Obama Finds A Teacher who Supports More Money For Schools
The White House has found another school teacher who supports the American Jobs Plan, specifically a bite-size $25 billion "investment in school infrastructure" that Obama chipped off from his half-trillion dollar Jobs Plans so that dim-witted Republicans could comprehend it. The teacher's name is Jeannette and she teaches somewhere in California. The White House blog shows a picture of Jeannette, and while she looks like a very pleasant woman, we aren't given any further specifics. Her last name and school would be helpful. Is she teaching in Watts or Malibu?
Jeannette has this to say: "Our class shares one laptop, and it's not in good shape."

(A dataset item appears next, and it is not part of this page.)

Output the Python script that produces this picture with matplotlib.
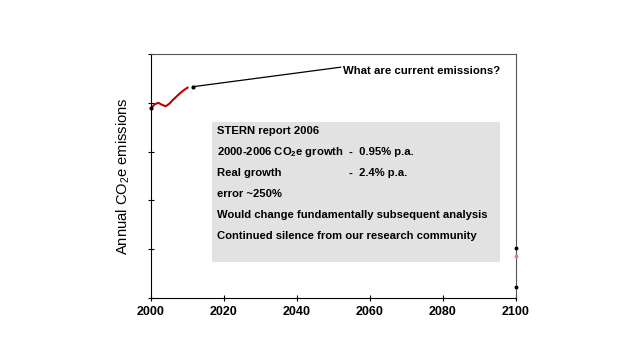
import matplotlib
matplotlib.use("Agg")
import matplotlib.pyplot as plt
from matplotlib.patches import Rectangle

plt.rcParams['font.family'] = ['Liberation Sans', 'DejaVu Sans']
plt.rcParams['mathtext.fontset'] = 'custom'
plt.rcParams['mathtext.rm'] = 'Liberation Sans'
plt.rcParams['mathtext.bf'] = 'Liberation Sans:bold'
plt.rcParams['mathtext.default'] = 'regular'

# Data
years = [2000, 2001, 2002, 2003, 2004, 2005, 2006, 2007, 2008, 2009, 2010]
emissions = [3.89, 3.97, 4.00, 3.96, 3.93, 3.98, 4.06, 4.13, 4.20, 4.26, 4.31]
current_year, current_value = 2011.5, 4.33
end_years = [2100, 2100]
end_values_black = [1.02, 0.23]
end_value_red = 0.86
xticks = [2000, 2020, 2040, 2060, 2080, 2100]
box_lines = [
    ("STERN report 2006", ""),
    (r"2000-2006 CO$_\mathbf{2}$e growth", "-  0.95% p.a."),
    ("Real growth", "-  2.4% p.a."),
    ("error ~250%", ""),
    ("Would change fundamentally subsequent analysis", ""),
    ("Continued silence from our research community", ""),
]

fig = plt.figure(figsize=(6.4, 3.6), dpi=100)
ax = fig.add_axes([0.236, 0.172, 0.57, 0.678])
ax.set_xlim(2000, 2100)
ax.set_ylim(0, 5)

ax.plot(years, emissions, color='#c00000', lw=1.5, zorder=3)
ax.plot([years[0]], [emissions[0]], 'o', color='black', ms=2, clip_on=False, zorder=4)
ax.plot([current_year], [current_value], 'o', color='black', ms=2, zorder=4)
ax.plot([current_year, 2052], [current_value, 4.73], color='black', lw=0.9)
ax.text(2052.5, 4.66, "What are current emissions?", fontsize=8.2,
        fontweight='bold', va='center', ha='left')

ax.plot(end_years, end_values_black, 'o', color='black', ms=1.8, clip_on=False, zorder=4)
ax.plot([2100], [end_value_red], 'o', color='#e08080', ms=1.8, clip_on=False, zorder=4)

ax.add_patch(Rectangle((2016.8, 0.74), 78.8, 2.87, facecolor='#e2e2e2',
                       edgecolor='none', zorder=1))
y0 = 3.42
dy = 0.43
for i, (left, right) in enumerate(box_lines):
    y = y0 - i * dy
    ax.text(2018.2, y, left, fontsize=8.1, fontweight='bold', va='center', ha='left', zorder=2)
    if right:
        ax.text(2054.4, y, right, fontsize=8.1, fontweight='bold', va='center', ha='left', zorder=2)

ax.set_xticks(xticks)
ax.set_xticklabels([str(t) for t in xticks], fontsize=9, fontweight='bold')
ax.set_yticks([0, 1, 2, 3, 4, 5])
ax.set_yticklabels([])
ax.tick_params(axis='both', direction='inout', length=4, width=0.8)
ax.set_ylabel(r"Annual CO$_2$e emissions", fontsize=10.6, labelpad=8)
for s in ax.spines.values():
    s.set_linewidth(0.8)
for s in ['top', 'right']:
    ax.spines[s].set_color('#555555')

fig.savefig("out.png", dpi=100)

I will take Jeannette's word for this, but it's surprising given that computer companies, state and local governments and charitable foundations have been pushing to get computers into classrooms for decades, and many schools these days have stacks of laptops available. Are there no computers available in Jeannette's school library?
Our room clock is broken because the school can't afford to re-hire the repair person who usually fixes them -- so for a while we all looked at our watches, until I bought one for the classroom. It's a reminder that schools may have basic technology, but how will they maintain it and upgrade it? We're all scratching our heads over how we're going to do that financially.
I agree that one of Jeannette's school's many administrators should be able to requisition a new clock, but "re-hir[ing] the repair person who usually fixes them"? Memo to Jeannette: a Geneva 8101 Wall Clock can be purchased on Amazon for $5.19.
The larger issue is whether the federal government needs to guide students on how to upgrade to the latest technology. It's a rare teenager who can't find a way to access the Internet, whether at a library or on the iPhone in his or her pocket.
Finally Jeannette frets about the future of her three sons who are in grad school studying "mathematics...neck surgery, and...cancer research." Although the federal government has given them loans, she lament that they aren't getting as much assistance from the government as World War II vets did on the GI Bill: "after grad school, they didn't have to look jobs [sic]: the jobs came looking for them." Given their fields of study, Jeannette's sons will probably do just fine without a federal jobs plan that comes looking for neck surgeons to fill neck surgery jobs.